# CHALLENGE
Retype nothing but the lines from the start of the material up to and including the line with "var growthAnchors = [2369, 1538, 1055, 520];". Pictures don't belong in the copy.

* BEGIN DATA EXCERPT *

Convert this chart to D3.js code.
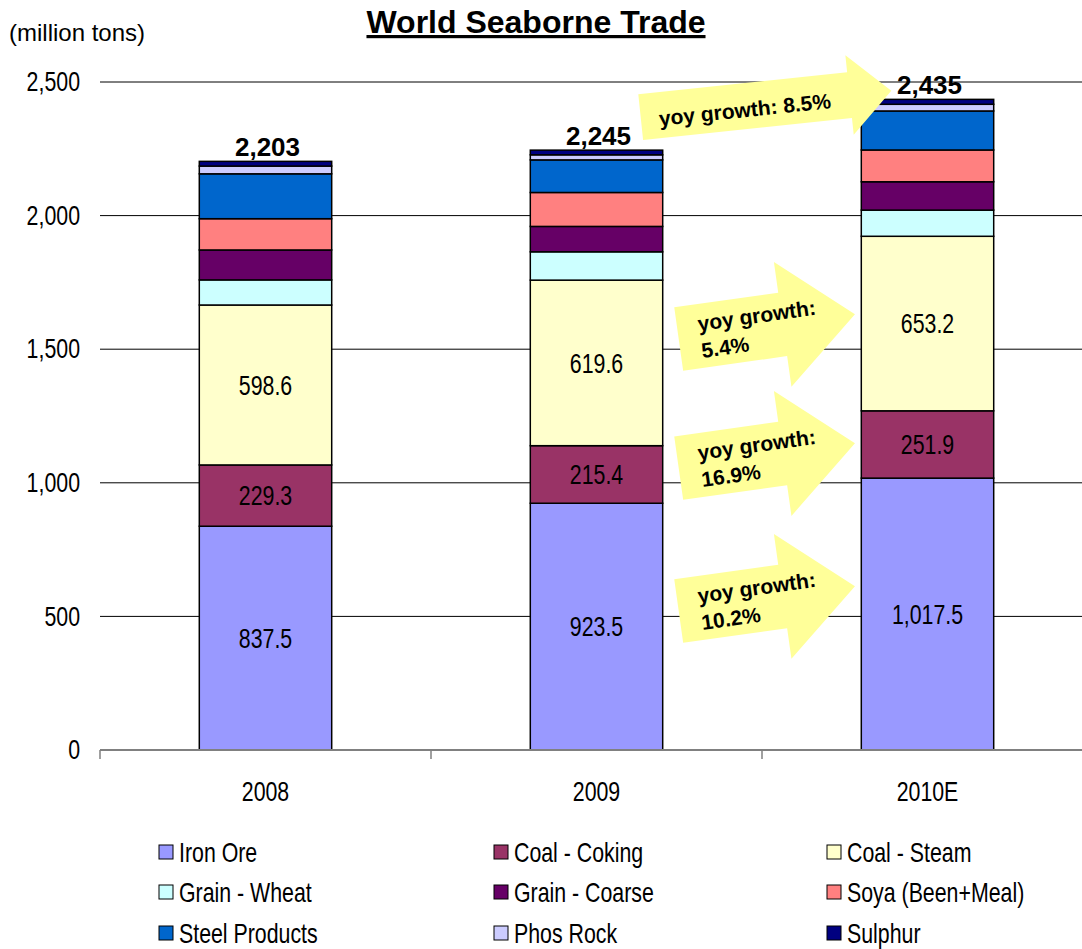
<!DOCTYPE html>
<html>
<head>
<meta charset="utf-8">
<script src="https://cdn.jsdelivr.net/npm/d3@7"></script>
<style>
  body { margin: 0; background: #fff; }
  svg { display: block; font-family: "Liberation Sans", Arial, sans-serif; }
</style>
</head>
<body>
<svg id="chart" width="1082" height="949"></svg>
<script>

    var years = ["2008", "2009", "2010E"];
    var series = ["Iron Ore", "Coal - Coking", "Coal - Steam", "Grain - Wheat", "Grain - Coarse",
                  "Soya (Been+Meal)", "Steel Products", "Phos Rock", "Sulphur"];
    var colors = ["#9999ff", "#993366", "#ffffcc", "#ccffff", "#660066",
                  "#ff8080", "#0066cc", "#ccccff", "#000080"];

    var ironOre = [837.5, 923.5, 1017.5];
    var coalCoking = [229.3, 215.4, 251.9];
    var coalSteam = [598.6, 619.6, 653.2];
    var grainWheat = [94, 106, 98];
    var grainCoarse = [112, 95, 106];
    var soya = [117, 127, 119];
    var steel = [168, 122, 146];
    var phosRock = [29, 19, 25];
    var sulphur = [17.6, 17.5, 18.4];

    var totals = [2203, 2245, 2435];
    var labelledSeries = ["Iron Ore", "Coal - Coking", "Coal - Steam"];

    var yTicks = [0, 500, 1000, 1500, 2000, 2500];

    // growth arrows: label lines, value the arrow sits at
    var growthLabels = [["yoy growth: 8.5%"], ["yoy growth:", "5.4%"], ["yoy growth:", "16.9%"], ["yoy growth:", "10.2%"]];
    var growthAnchors = [2369, 1538, 1055, 520];

    var allValues = [ironOre, coalCoking, coalSteam, grainWheat, grainCoarse, soya, steel, phosRock, sulphur];

    var data = years.map(function(year, i) {
        var row = {year: year};
        series.forEach(function(s, j) { row[s] = allValues[j][i]; });
        return row;
    });

    // no narrow font installed, so squeeze the regular one
    var squeeze = 0.79;
    function narrow(sel) {
        sel.each(function() {
            var t = d3.select(this);
            var x0 = +t.attr("x") || 0;
            t.attr("x", x0 / squeeze).attr("transform", "scale(" + squeeze + ",1)");
        });
    }

    var svg = d3.select("#chart");

    var x = d3.scaleBand().domain(years).range([100, 1093]).paddingInner(0.6).paddingOuter(0.3);
    var y = d3.scaleLinear().domain([0, 2500]).range([750, 82]);
    var color = d3.scaleOrdinal().domain(series).range(colors);

    // gridlines
    svg.append("g").selectAll("line").data(yTicks.filter(function(d) { return d > 0; })).enter().append("line")
        .attr("x1", 100).attr("x2", 1082)
        .attr("y1", function(d) { return y(d); }).attr("y2", function(d) { return y(d); })
        .attr("stroke", "#000").attr("stroke-width", 1);

    // y axis labels
    var yAxis = svg.append("g").attr("transform", "translate(100,0)")
        .call(d3.axisLeft(y).tickValues(yTicks).tickFormat(d3.format(",")).tickSize(0).tickPadding(20));
    yAxis.select(".domain").remove();
    yAxis.selectAll("text").attr("font-size", 27).attr("fill", "#000").call(narrow);
    yAxis.attr("font-family", null);

    // stacked bars
    var stack = d3.stack().keys(series);
    var layers = stack(data);

    var layerGroup = svg.append("g").selectAll("g").data(layers).enter().append("g")
        .attr("fill", function(d) { return color(d.key); });

    layerGroup.selectAll("rect").data(function(d) { return d; }).enter().append("rect")
        .attr("x", function(d) { return x(d.data.year); })
        .attr("width", x.bandwidth())
        .attr("y", function(d) { return y(d[1]); })
        .attr("height", function(d) { return y(d[0]) - y(d[1]); })
        .attr("stroke", "#000").attr("stroke-width", 1.5);

    // segment value labels
    var labelLayers = layers.filter(function(d) { return labelledSeries.indexOf(d.key) >= 0; });
    svg.append("g").selectAll("g").data(labelLayers).enter().append("g")
        .selectAll("text").data(function(d) { return d.map(function(p) { return {p: p, key: d.key}; }); }).enter().append("text")
        .attr("x", function(d) { return x(d.p.data.year) + x.bandwidth() / 2; })
        .attr("y", function(d) { return (y(d.p[0]) + y(d.p[1])) / 2; })
        .attr("dy", "0.36em")
        .attr("text-anchor", "middle")
        .attr("font-size", 27)
        .text(function(d) { return d3.format(",.1f")(d.p.data[d.key]); })
        .call(narrow);

    // x axis
    svg.append("line").attr("x1", 100).attr("x2", 1082).attr("y1", y(0)).attr("y2", y(0))
        .attr("stroke", "#808080").attr("stroke-width", 2);
    svg.append("g").selectAll("line").data(d3.range(years.length)).enter().append("line")
        .attr("x1", function(i) { return 100 + i * x.step(); })
        .attr("x2", function(i) { return 100 + i * x.step(); })
        .attr("y1", y(0)).attr("y2", y(0) + 9)
        .attr("stroke", "#808080").attr("stroke-width", 1.5);

    var xAxis = svg.append("g").attr("transform", "translate(0," + y(0) + ")")
        .call(d3.axisBottom(x).tickSize(0).tickPadding(32));
    xAxis.select(".domain").remove();
    xAxis.selectAll("text").attr("font-size", 27).attr("fill", "#000").call(narrow);
    xAxis.attr("font-family", null);

    // growth arrows
    var arrowShapes = [
        {L: 252, bl: 210, h1: 23, h2: 40, angle: -6, dx: -22},
        {L: 178, bl: 105, h1: 32, h2: 63, angle: -8, dx: 16},
        {L: 178, bl: 105, h1: 32, h2: 63, angle: -8, dx: 16},
        {L: 178, bl: 105, h1: 32, h2: 63, angle: -8, dx: 16}
    ];
    var arrow = svg.append("g").selectAll("g").data(growthLabels).enter().append("g")
        .attr("transform", function(d, i) {
            var s = arrowShapes[i];
            return "translate(" + (x("2009") + x.bandwidth() + s.dx) + "," + y(growthAnchors[i]) + ") rotate(" + s.angle + ")";
        });
    arrow.append("polygon").attr("fill", "#ffff99")
        .attr("points", function(d, i) {
            var s = arrowShapes[i];
            return [[0, -s.h1], [s.bl, -s.h1], [s.bl, -s.h2], [s.L, 0], [s.bl, s.h2], [s.bl, s.h1], [0, s.h1]].join(" ");
        });
    arrow.append("text")
        .attr("font-weight", "bold").attr("font-size", 21)
        .attr("fill", "#000")
        .each(function(d) {
            var t = d3.select(this);
            if (d.length === 1) {
                t.append("tspan").attr("x", 18).attr("y", 11).text(d[0]);
            } else {
                t.append("tspan").attr("x", 21).attr("y", -5).text(d[0]);
                t.append("tspan").attr("x", 21).attr("y", 22).text(d[1]);
            }
        });

    // totals
    svg.append("g").selectAll("text").data(totals).enter().append("text")
        .attr("x", function(d, i) { return x(years[i]) + x.bandwidth() / 2 + 2; })
        .attr("y", function(d) { return y(d) - 5; })
        .attr("text-anchor", "middle")
        .attr("font-weight", "bold").attr("font-size", 26)
        .text(d3.format(","));

    // title
    svg.append("text").attr("x", 536).attr("y", 33).attr("text-anchor", "middle")
        .attr("font-weight", "bold").attr("font-size", 32)
        .attr("text-decoration", "underline")
        .text("World Seaborne Trade");

    svg.append("text").attr("x", 9).attr("y", 41)
        .attr("font-size", 24)
        .text("(million tons)");

    // legend
    var legendCols = [159, 494, 827];
    var legendRows = [852, 892, 933];
    var legend = svg.append("g").selectAll("g").data(series).enter().append("g")
        .attr("transform", function(d, i) {
            return "translate(" + legendCols[i % 3] + "," + legendRows[Math.floor(i / 3)] + ")";
        });
    legend.append("rect").attr("x", 0).attr("y", -7).attr("width", 14).attr("height", 14)
        .attr("fill", function(d) { return color(d); })
        .attr("stroke", "#000").attr("stroke-width", 1);
    legend.append("text").attr("x", 20).attr("dy", "0.36em").attr("font-size", 27)
        .text(function(d) { return d; })
        .call(narrow);

</script>
</body>
</html>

* END DATA EXCERPT *

# SOLVED PROBLEM
Convert this chart to D3.js code.
<!DOCTYPE html>
<html>
<head>
<meta charset="utf-8">
<script src="https://cdn.jsdelivr.net/npm/d3@7"></script>
<style>
  body { margin: 0; background: #fff; }
  svg { display: block; font-family: "Liberation Sans", Arial, sans-serif; }
</style>
</head>
<body>
<svg id="chart" width="1082" height="949"></svg>
<script>

    var years = ["2008", "2009", "2010E"];
    var series = ["Iron Ore", "Coal - Coking", "Coal - Steam", "Grain - Wheat", "Grain - Coarse",
                  "Soya (Been+Meal)", "Steel Products", "Phos Rock", "Sulphur"];
    var colors = ["#9999ff", "#993366", "#ffffcc", "#ccffff", "#660066",
                  "#ff8080", "#0066cc", "#ccccff", "#000080"];

    var ironOre = [837.5, 923.5, 1017.5];
    var coalCoking = [229.3, 215.4, 251.9];
    var coalSteam = [598.6, 619.6, 653.2];
    var grainWheat = [94, 106, 98];
    var grainCoarse = [112, 95, 106];
    var soya = [117, 127, 119];
    var steel = [168, 122, 146];
    var phosRock = [29, 19, 25];
    var sulphur = [17.6, 17.5, 18.4];

    var totals = [2203, 2245, 2435];
    var labelledSeries = ["Iron Ore", "Coal - Coking", "Coal - Steam"];

    var yTicks = [0, 500, 1000, 1500, 2000, 2500];

    // growth arrows: label lines, value the arrow sits at
    var growthLabels = [["yoy growth: 8.5%"], ["yoy growth:", "5.4%"], ["yoy growth:", "16.9%"], ["yoy growth:", "10.2%"]];
    var growthAnchors = [2369, 1538, 1055, 520];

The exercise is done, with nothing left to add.